JOSEP MARIA MAINAT, singer, comedian, film director, television producer and writer, almost died last June.
That night, the 73-year-old diabetic slipped into a hypoglycaemic coma which the Catalan police, the Mossos d’Esquadra, believe was induced by an insulin injection.
Mainat, a young-looking septuagenarian, does not control his diabetes with insulin injections but takes two pills a day.
The only person who could have given him the insulin was seemingly Angela Dobrowolski Garrido, his 37-year-old German-Spanish wife whom he married in 2014 and who is the mother of his two youngest children, aged eight and four.
The house’s five security cameras show Dobrowolski – a medical student now in her last year – giving him two injections during the night.
The first, she told him, was testosterone and vitamins which he accepted and went back to sleep.
The second time, according to a report in El Pais, Dobrowolski was shown taking something from the fridge which the Mossos believe was insulin intended to provoke a lethal blood sugar drop.
Long after this fell dangerously low, his wife called the emergency services and his children gave him ice cream and Coca Cola, allegedly against their mother’s wishes, as they waited for paramedics to arrive.
Police investigators learnt that the couple were in the midst of separation proceedings and Dobrowolski discovered that were they to divorce, she would be excluded from the multi-million inheritance that would be hers were Mainat to die.

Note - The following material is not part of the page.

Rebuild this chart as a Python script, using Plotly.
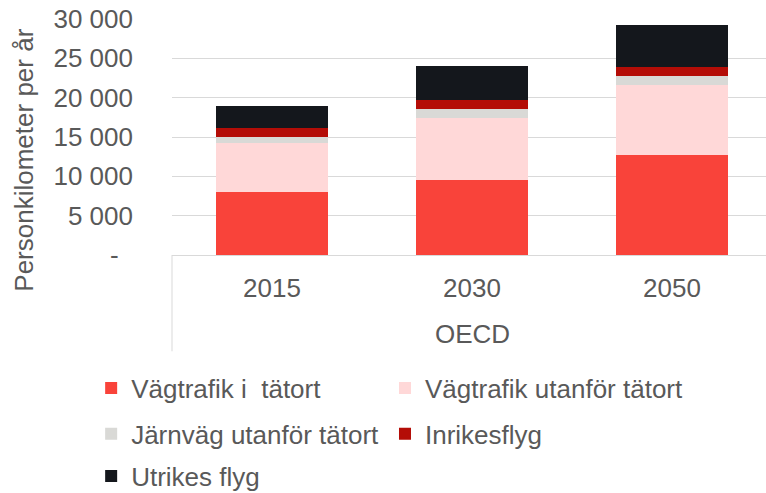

The Mossos arrested but later released Dobrowolski in August. In a possible parting shot, she recently filed two complaints of ill-treatment against her husband, requesting a protection order that the courts turned down.
Meanwhile, legal and medical experts explained that it will be difficult to bring prove that Dobrowolski attempted to kill her husband.
Insulin leaves no trace and analyses cannot demonstrate that it has been injected, they pointed out.